Russell v. Brown

63 Me. 203 | Me. | 1874

Appleton, C. J.

The plaintiff upon the tenth day of January, 1873, brought an action of trespass guare clausum, against the defendant for breaking and entering their close upon the eighth day of June, 1867, digging up the soil, and erecting a stone and brick wall, nine inches wide, thereon and continuing the same to said tenth day of January, 1873, in which they recovered judgment, which was fully satisfied.

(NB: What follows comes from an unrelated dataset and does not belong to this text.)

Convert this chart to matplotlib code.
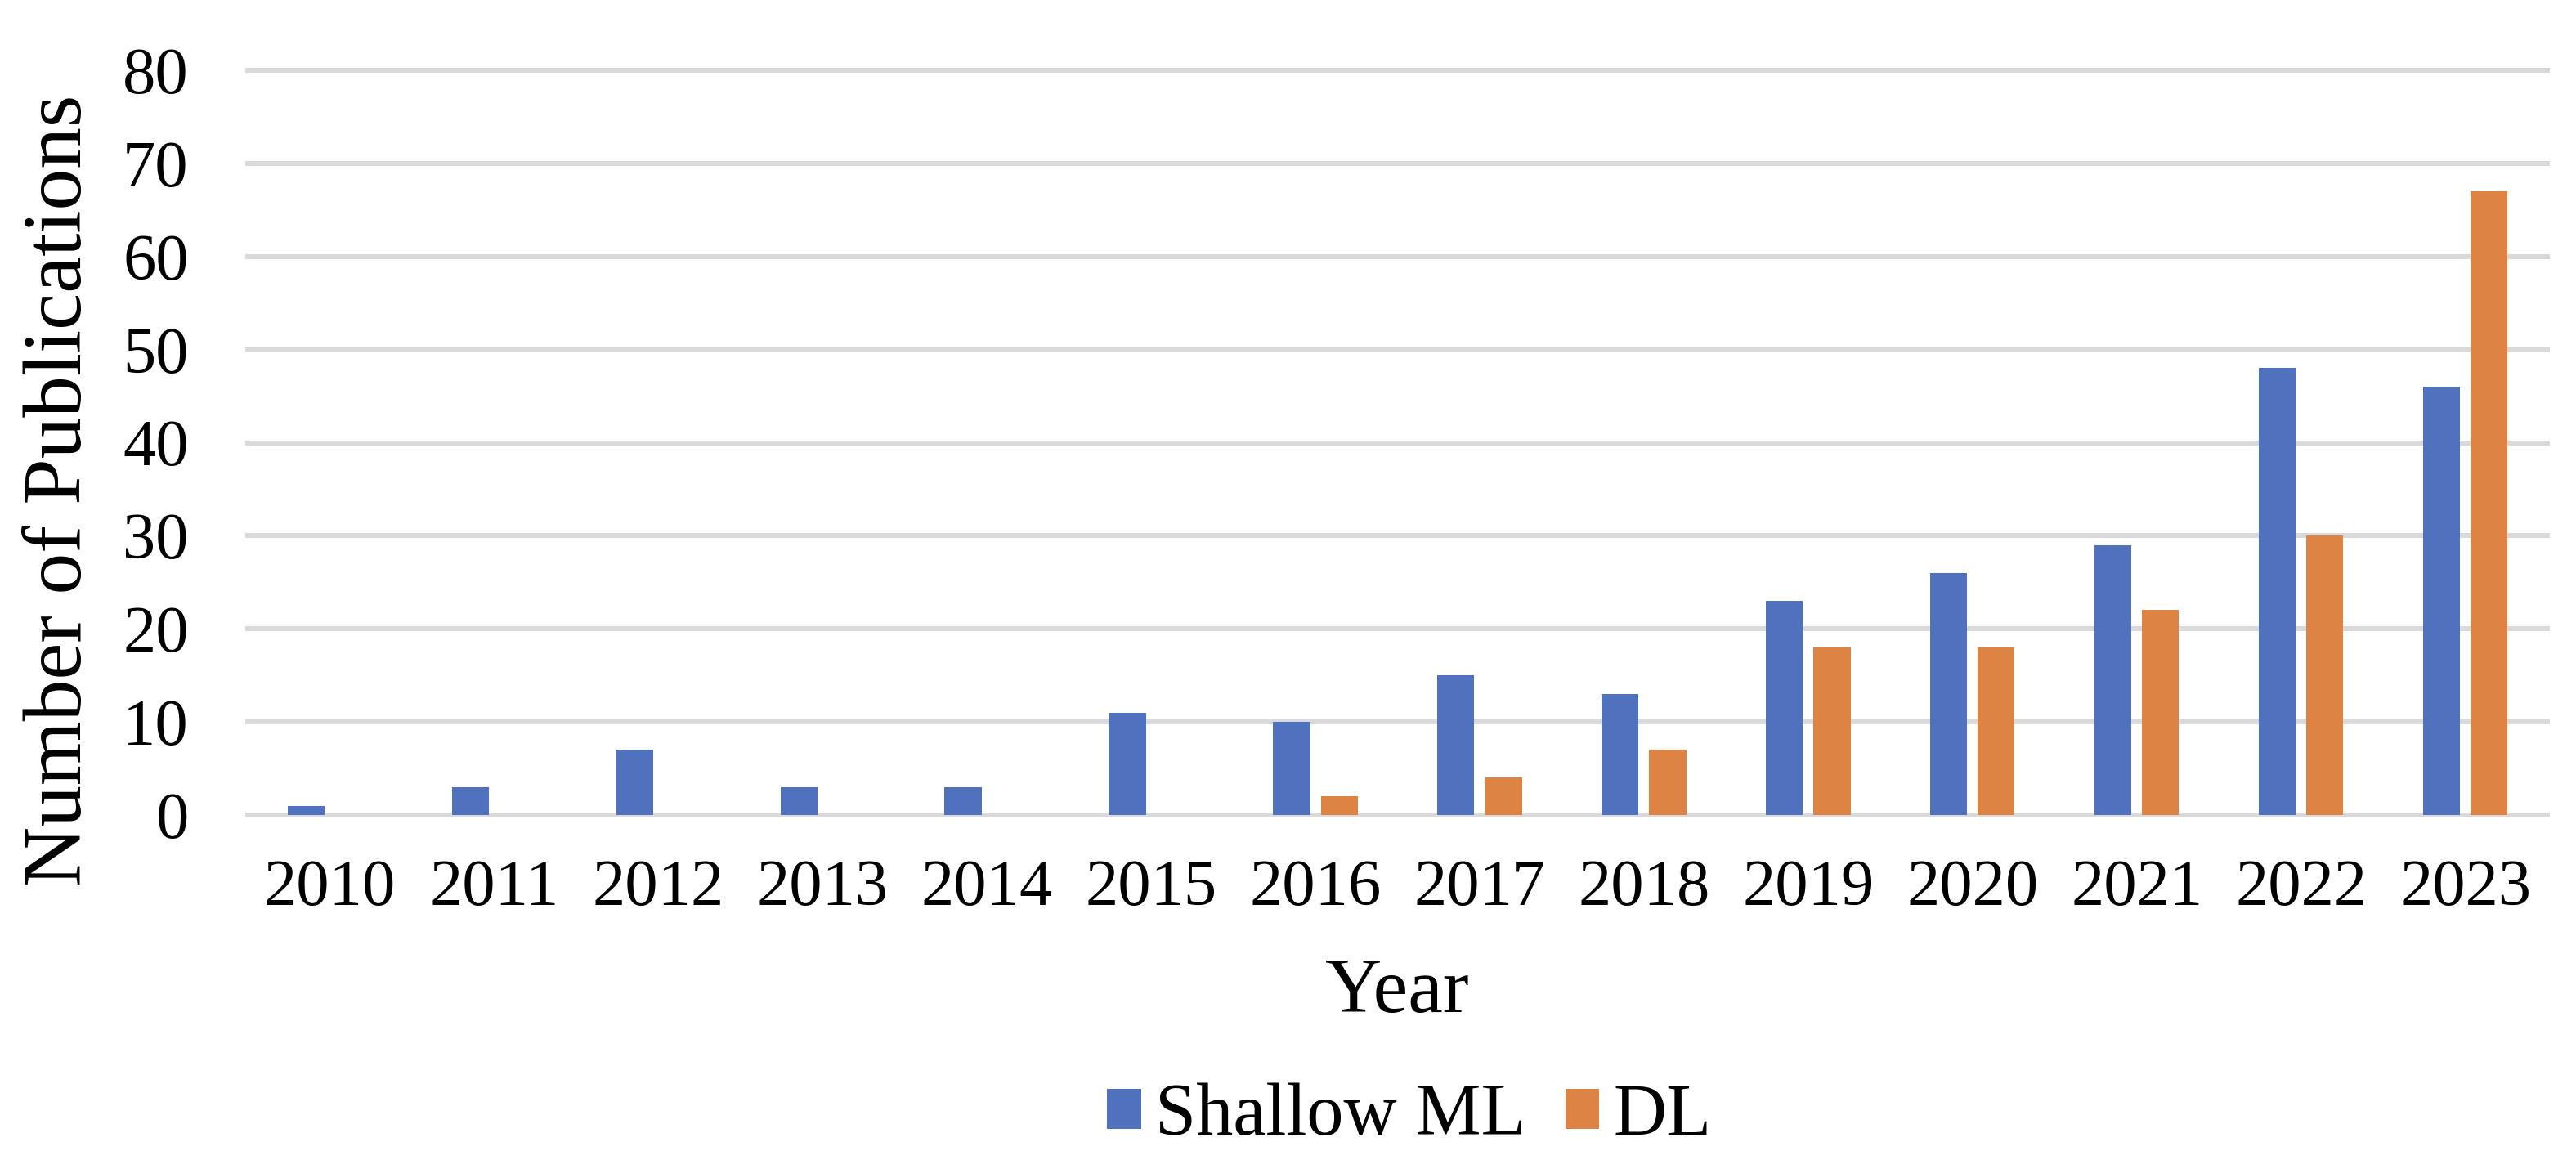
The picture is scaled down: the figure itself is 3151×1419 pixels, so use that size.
import matplotlib.pyplot as plt
import numpy as np

plt.rcParams["font.family"] = ["Liberation Serif", "DejaVu Serif"]

years = ["2010", "2011", "2012", "2013", "2014", "2015", "2016",
         "2017", "2018", "2019", "2020", "2021", "2022", "2023"]
shallow_ml = [1, 3, 7, 3, 3, 11, 10, 15, 13, 23, 26, 29, 48, 46]
dl = [0, 0, 0, 0, 0, 0, 2, 4, 7, 18, 18, 22, 30, 67]

W, H = 3151, 1419
fig = plt.figure(figsize=(W / 100, H / 100), dpi=100)
ax = fig.add_axes([303 / W, 1 - 997 / H, 2813 / W, (997 - 86) / H])

x = np.arange(len(years))
width = 0.225
offset = 0.145
ax.bar(x - offset, shallow_ml, width=width, color="#4F71BE", label="Shallow ML", zorder=3)
ax.bar(x + offset, dl, width=width, color="#DD8344", label="DL", zorder=3)

ax.set_xlim(-0.5, len(years) - 0.5)
ax.set_ylim(0, 80)
ax.set_yticks(np.arange(0, 81, 10))
ax.set_xticks(x, labels=years)

ax.yaxis.grid(True, color="#D9D9D9", linewidth=4.3, zorder=0)
for line in ax.get_ygridlines():
    line.set_clip_on(False)
ax.set_axisbelow(True)
for spine in ax.spines.values():
    spine.set_visible(False)

ax.tick_params(axis="y", length=0, pad=52, labelsize=58)
ax.tick_params(axis="x", length=0, pad=39, labelsize=58)

fig.text(99 / W, 1 - 600 / H, "Number of Publications", rotation=90,
         rotation_mode="anchor", ha="center", va="baseline", fontsize=73)
fig.text(1709 / W, 1 - 1238 / H, "Year", ha="center", va="baseline", fontsize=69)

fig.legend(loc="center", bbox_to_anchor=(1724 / W, 1 - 1366 / H), ncol=2,
           frameon=False, fontsize=65, handlelength=0.46, handleheight=0.46,
           handletextpad=0.19, columnspacing=0.53, borderpad=0)

fig.savefig("out.png", dpi=100)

March 17, 1873, they commenced the present action of trespass guare clausum, for breaking and entering the plaintiff’s same close on the eleventh day of January, 1873, digging up the soil, making certain erections thereon, and continuing the same to the seventeenth day of March, 1873 — the date of the writ.

The former judgment is pleaded in bar; but it does not afford an answer to the plaintiff’s claim. It was said in Esty v. Baker, 48 Maine, 495, that the mere continuance of a building on another’s land, even after the recovery of damages for its erection, was a trespass for which an action like the present would lie. This is in entire accord with all the decisions. Trespass is the proper remedy for wrongfully continuing a building on the plaintiff’s land, for the erection of which he has already recovered compensation ; and a recovery, with satisfaction, for erecting it does not operate as a purchase of the right to continue such erection. Holmes v. Wilson, 10 A. & E., 503. “A recovery of damages for a nuisance to land,” remarks Patterson, J., “will not prevent another action for *205continuing it.” In Bowyer v. Cook, 4 M., G. & S., 236, (56 E. C. L., 235) the plaintiff brought an action of trespass for placing stumps and stakes on his land. The defendant paid into court 40 s. which the plaintiff took in satisfaction of that trespass. He then gave the defendant notice, as was done in the case at bar, that, unless the stakes and stumps were removed, a further suit would be brought. It was held that leaving the stumps and stakes on the land was a new trespass. “You do not dispute,” remarks Wilde, C. J., to the counsel for the defence, “that the leaving the stakes on the plaintiff’s land was a trespass.” “The plaintiff,” observes Creswell, J., “has recovered damages for a trespass committed on his land, by erecting something thereon. He afterwards gave the defendant a notice that unless he removes the thing so improperly erected, its continuance will be treated as a new trespass and another action brought;” upon which Wilde, C. J., says : “can we, sitting in court, doubt that, which no man out of court could for a moment hesitate about ?” In Loweth v. Smith, 12 M. & W., 582, Parke, B., says: “But staying and continuing in a house appears to be a divisible trespass in point of time ; there is a fresh trespass on each day.”

The original erection of the defendant upon the land of the plaintiff was a trespass and so is its continuance.

Case to stand for trial.

Walton, Dickerson, Barrows, Virgin and Peters, JJ., concurred.